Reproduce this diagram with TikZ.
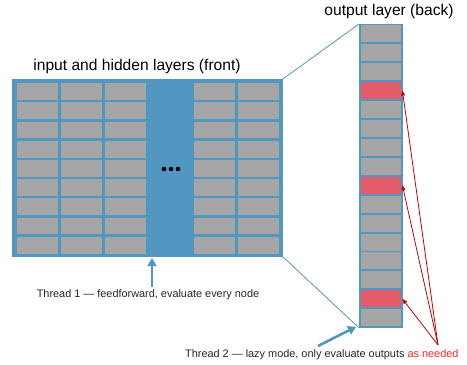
\documentclass[tikz,border=0pt]{standalone}
\usepackage{fontspec}
\setmainfont{Liberation Sans}
\usetikzlibrary{positioning,arrows.meta}

\definecolor{layerblue}{RGB}{82,150,194}
\definecolor{cellgray}{RGB}{166,166,166}
\definecolor{cellred}{RGB}{226,92,106}
\definecolor{arrowred}{RGB}{200,0,0}
\definecolor{textred}{RGB}{255,40,40}

\tikzset{
  layerbox/.style={draw=layerblue,fill=layerblue,line width=0.8pt,inner sep=0pt,anchor=north west},
  nodecell/.style={fill=cellgray,inner sep=0pt,anchor=north west},
  hitcell/.style={fill=cellred,inner sep=0pt,anchor=north west},
  titletext/.style={font=\fontsize{15.6}{17}\selectfont},
  threadtext/.style={font=\fontsize{10.9}{12}\selectfont,text=black!85},
  threadarrow/.style={draw=layerblue,line width=2.6pt,-{Triangle[length=8pt,width=9pt]}},
  needarrow/.style={draw=arrowred,line width=0.8pt,-{Triangle[length=5pt,width=4pt]}},
  persp/.style={draw=layerblue,line width=0.8pt}
}

\begin{document}
\begin{tikzpicture}[x=1pt,y=-1pt]
		\useasboundingbox (0,0) rectangle (467,365);
		% front block: input and hidden layers
		\node[layerbox,minimum width=270pt,minimum height=177pt] (front) at (12,79) {};
		\foreach \cx [count=\c] in {17,61,105,194,238}
			\foreach \r in {0,...,8}
				\node[nodecell,minimum width=41pt,minimum height=16.8pt] (f\c-\r) at (\cx,83+\r*19.2) {};
		\foreach \dx in {-7,0,7}
			\fill[black] (171+\dx,169) circle (2.3pt);
		\node[titletext] (fronttitle) at (137,66) {input and hidden layers (front)};
		% back block: output layer
		\node[layerbox,minimum width=43pt,minimum height=303pt] (back) at (359,24) {};
		\foreach \r in {0,...,15}
			\node[nodecell,minimum width=40pt,minimum height=17pt] (o\r) at (360.5,25+\r*18.94) {};
		\foreach \r in {3,8,14}
			\node[hitcell,minimum width=40pt,minimum height=17pt] (o\r) at (360.5,25+\r*18.94) {};
		\node[titletext] (backtitle) at (389,11) {output layer (back)};
		% perspective lines
		\draw[persp] (front.north east) -- (back.north west);
		\draw[persp] (front.south east) -- (back.south west);
		% thread 1
		\node[threadtext] (thread1) at (148,295) {Thread 1 --- feedforward, evaluate every node};
		\draw[threadarrow] (152,287) coordinate (t1tail) -- (152,258) coordinate (t1head);
		% thread 2
		\node[threadtext,anchor=east] (thread2) at (462,355) {Thread 2 --- lazy mode, only evaluate outputs \textcolor{textred}{as needed}};
		\coordinate (t2tail) at (318,346);
		\draw[threadarrow] (t2tail) -- ([xshift=-3pt,yshift=1pt]back.south west);
		\coordinate (needs) at (438,345);
		\foreach \r in {3,8,14}
			\draw[needarrow] (needs) -- ([xshift=1.5pt]o\r.east);
	\end{tikzpicture}
\end{document}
------------------------------------------------------------
_Written problem_
Print the complete listing exactly as it stands, without its pictures.

_Answer to this problem_
Reproduce this diagram with TikZ.
\documentclass[tikz,border=0pt]{standalone}
\usepackage{fontspec}
\setmainfont{Liberation Sans}
\usetikzlibrary{positioning,arrows.meta}

\definecolor{layerblue}{RGB}{82,150,194}
\definecolor{cellgray}{RGB}{166,166,166}
\definecolor{cellred}{RGB}{226,92,106}
\definecolor{arrowred}{RGB}{200,0,0}
\definecolor{textred}{RGB}{255,40,40}

\tikzset{
  layerbox/.style={draw=layerblue,fill=layerblue,line width=0.8pt,inner sep=0pt,anchor=north west},
  nodecell/.style={fill=cellgray,inner sep=0pt,anchor=north west},
  hitcell/.style={fill=cellred,inner sep=0pt,anchor=north west},
  titletext/.style={font=\fontsize{15.6}{17}\selectfont},
  threadtext/.style={font=\fontsize{10.9}{12}\selectfont,text=black!85},
  threadarrow/.style={draw=layerblue,line width=2.6pt,-{Triangle[length=8pt,width=9pt]}},
  needarrow/.style={draw=arrowred,line width=0.8pt,-{Triangle[length=5pt,width=4pt]}},
  persp/.style={draw=layerblue,line width=0.8pt}
}

\begin{document}
\begin{tikzpicture}[x=1pt,y=-1pt]
		\useasboundingbox (0,0) rectangle (467,365);
		% front block: input and hidden layers
		\node[layerbox,minimum width=270pt,minimum height=177pt] (front) at (12,79) {};
		\foreach \cx [count=\c] in {17,61,105,194,238}
			\foreach \r in {0,...,8}
				\node[nodecell,minimum width=41pt,minimum height=16.8pt] (f\c-\r) at (\cx,83+\r*19.2) {};
		\foreach \dx in {-7,0,7}
			\fill[black] (171+\dx,169) circle (2.3pt);
		\node[titletext] (fronttitle) at (137,66) {input and hidden layers (front)};
		% back block: output layer
		\node[layerbox,minimum width=43pt,minimum height=303pt] (back) at (359,24) {};
		\foreach \r in {0,...,15}
			\node[nodecell,minimum width=40pt,minimum height=17pt] (o\r) at (360.5,25+\r*18.94) {};
		\foreach \r in {3,8,14}
			\node[hitcell,minimum width=40pt,minimum height=17pt] (o\r) at (360.5,25+\r*18.94) {};
		\node[titletext] (backtitle) at (389,11) {output layer (back)};
		% perspective lines
		\draw[persp] (front.north east) -- (back.north west);
		\draw[persp] (front.south east) -- (back.south west);
		% thread 1
		\node[threadtext] (thread1) at (148,295) {Thread 1 --- feedforward, evaluate every node};
		\draw[threadarrow] (152,287) coordinate (t1tail) -- (152,258) coordinate (t1head);
		% thread 2
		\node[threadtext,anchor=east] (thread2) at (462,355) {Thread 2 --- lazy mode, only evaluate outputs \textcolor{textred}{as needed}};
		\coordinate (t2tail) at (318,346);
		\draw[threadarrow] (t2tail) -- ([xshift=-3pt,yshift=1pt]back.south west);
		\coordinate (needs) at (438,345);
		\foreach \r in {3,8,14}
			\draw[needarrow] (needs) -- ([xshift=1.5pt]o\r.east);
	\end{tikzpicture}
\end{document}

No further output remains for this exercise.